Without the images, write out the whole listing exactly.

= = =

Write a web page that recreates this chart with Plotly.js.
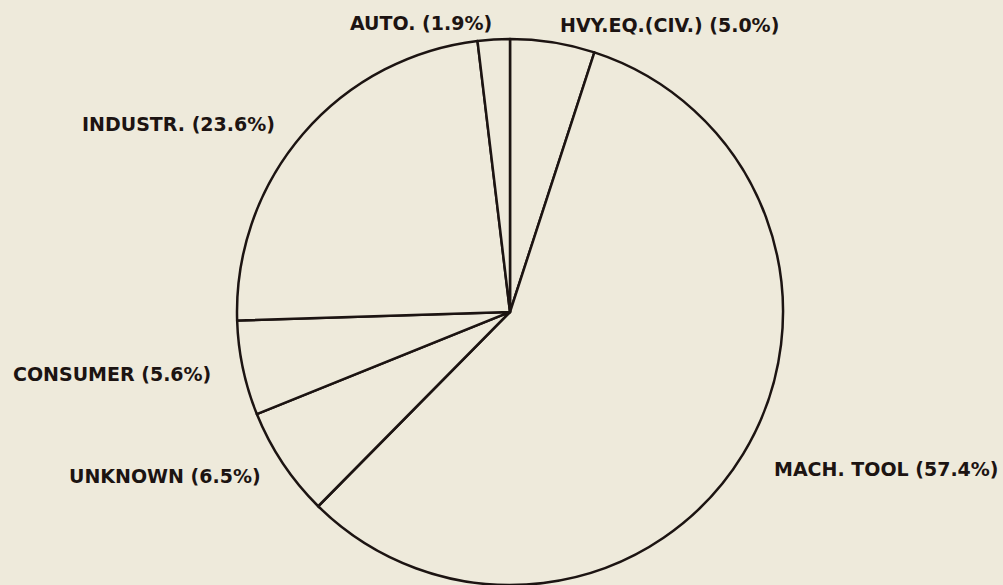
<!DOCTYPE html>
<html>
<head>
<meta charset="utf-8">
<script src="https://cdn.plot.ly/plotly-3.0.1.min.js"></script>
<style>
  html, body { margin: 0; padding: 0; background: #eeeadb; }
  #chart { width: 1003px; height: 585px; }
</style>
</head>
<body>
<div id="chart"></div>
<script>
// Data (clockwise from 12 o'clock)
const categories = ["HVY.EQ.(CIV.)", "MACH. TOOL", "UNKNOWN", "CONSUMER", "INDUSTR.", "AUTO."];
const shares = [5.0, 57.4, 6.5, 5.6, 23.6, 1.9];

const W = 1003, H = 585;
const bg = "#eeeadb";
const ink = "#1c1412";

// label placement (pixels in the picture) — layout only
const labelPos = [
  {x: 558, y: 25, anchor: "left"},    // HVY.EQ.
  {x: 772, y: 469, anchor: "left"},   // MACH. TOOL
  {x: 67,  y: 476, anchor: "left"},   // UNKNOWN
  {x: 11,  y: 374, anchor: "left"},   // CONSUMER
  {x: 277, y: 124, anchor: "right"},  // INDUSTR.
  {x: 348, y: 23,  anchor: "left"}    // AUTO.
];

const cx = 510, cy = 312, r = 273;

const trace = {
  type: "pie",
  labels: categories,
  values: shares,
  sort: false,
  direction: "clockwise",
  rotation: 0,
  textinfo: "none",
  hoverinfo: "none",
  showlegend: false,
  marker: {
    colors: categories.map(() => bg),
    line: {color: ink, width: 2.5}
  },
  domain: {
    x: [(cx - r) / W, (cx + r) / W],
    y: [(H - cy - r) / H, (H - cy + r) / H]
  }
};

const annotations = categories.map((c, i) => ({
  text: c + " (" + shares[i].toFixed(1) + "%)",
  xref: "paper", yref: "paper",
  x: labelPos[i].x / W,
  y: 1 - labelPos[i].y / H,
  xanchor: labelPos[i].anchor,
  yanchor: "middle",
  showarrow: false,
  font: {family: "DejaVu Sans", size: 19, color: ink, weight: "bold"}
}));

const layout = {
  width: W, height: H,
  margin: {l: 0, r: 0, t: 0, b: 0},
  paper_bgcolor: bg,
  plot_bgcolor: bg,
  annotations: annotations,
  showlegend: false
};

Plotly.newPlot("chart", [trace], layout, {displayModeBar: false, staticPlot: true});
</script>
</body>
</html>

= = =

REPLY
Write a web page that recreates this chart with Plotly.js.
<!DOCTYPE html>
<html>
<head>
<meta charset="utf-8">
<script src="https://cdn.plot.ly/plotly-3.0.1.min.js"></script>
<style>
  html, body { margin: 0; padding: 0; background: #eeeadb; }
  #chart { width: 1003px; height: 585px; }
</style>
</head>
<body>
<div id="chart"></div>
<script>
// Data (clockwise from 12 o'clock)
const categories = ["HVY.EQ.(CIV.)", "MACH. TOOL", "UNKNOWN", "CONSUMER", "INDUSTR.", "AUTO."];
const shares = [5.0, 57.4, 6.5, 5.6, 23.6, 1.9];

const W = 1003, H = 585;
const bg = "#eeeadb";
const ink = "#1c1412";

// label placement (pixels in the picture) — layout only
const labelPos = [
  {x: 558, y: 25, anchor: "left"},    // HVY.EQ.
  {x: 772, y: 469, anchor: "left"},   // MACH. TOOL
  {x: 67,  y: 476, anchor: "left"},   // UNKNOWN
  {x: 11,  y: 374, anchor: "left"},   // CONSUMER
  {x: 277, y: 124, anchor: "right"},  // INDUSTR.
  {x: 348, y: 23,  anchor: "left"}    // AUTO.
];

const cx = 510, cy = 312, r = 273;

const trace = {
  type: "pie",
  labels: categories,
  values: shares,
  sort: false,
  direction: "clockwise",
  rotation: 0,
  textinfo: "none",
  hoverinfo: "none",
  showlegend: false,
  marker: {
    colors: categories.map(() => bg),
    line: {color: ink, width: 2.5}
  },
  domain: {
    x: [(cx - r) / W, (cx + r) / W],
    y: [(H - cy - r) / H, (H - cy + r) / H]
  }
};

const annotations = categories.map((c, i) => ({
  text: c + " (" + shares[i].toFixed(1) + "%)",
  xref: "paper", yref: "paper",
  x: labelPos[i].x / W,
  y: 1 - labelPos[i].y / H,
  xanchor: labelPos[i].anchor,
  yanchor: "middle",
  showarrow: false,
  font: {family: "DejaVu Sans", size: 19, color: ink, weight: "bold"}
}));

const layout = {
  width: W, height: H,
  margin: {l: 0, r: 0, t: 0, b: 0},
  paper_bgcolor: bg,
  plot_bgcolor: bg,
  annotations: annotations,
  showlegend: false
};

Plotly.newPlot("chart", [trace], layout, {displayModeBar: false, staticPlot: true});
</script>
</body>
</html>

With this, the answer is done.